Since Ferriero’s candidates faced what looked like insurmountable odds, he dropped the challenge in what most observers say was an effort to save face. Weinberg, in turn, has seen her political stock rise from taking on and triumphing against such a powerful chairman.
But Weinberg said she wants to set the record straight on one point: neither she nor anyone else promised anything to Ferriero in exchange for getting him to drop his slate.
“I don’t know why anybody doesn’t just accept what took place here,” said Weinberg. “Joe Ferriero took a look at the polling numbers and from his point of view took the smart, best way out. He saved himself a lot of money and a public humiliation. It was as simple as that.”

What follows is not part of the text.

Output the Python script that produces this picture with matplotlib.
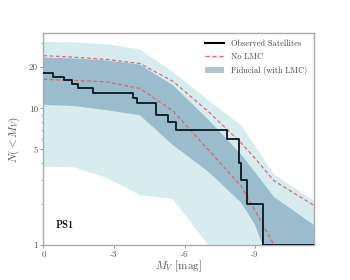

Ferriero could not be reached for comment, but Garden State Equality Chairman Steven Goldstein, a close friend of Weinberg, had some idea of what he received by dropping his ticket.
“In New Jersey, if you lose once you get a pass. Lose twice in New Jersey politics and you’re seen as vulnerable,” said Goldstein.
Goldstein went on to note that Weinberg had been able to do something uncommon in New Jersey politics: earn strong support from both labor organizations and progressive political groups. She may now be able to use her bolstered position and strong reputation to check Ferriero on what she considers his political bossism and propensity towards pay to play contracts.
"Am I going to continue lobbying within my party to change some of the ways we do business? Absolutely. Am I going to continue lobbying against the kind of excessive pay to play that I’ve seen going on? Absolutely,” said Weinberg.
Observers say that Bergen County has likely not seen the end of the feud between the two political powerhouses.
“It would not surprise me if there are squabbles. The deal is that Weinberg was there before Ferriero,” said David Rebovich, managing director of the Rider University Institute for New Jersey Politics. “She’s not his girl or guy. She has her own constituency and she’s carried the day herself. Historically, she has not been dependent on his political machine.”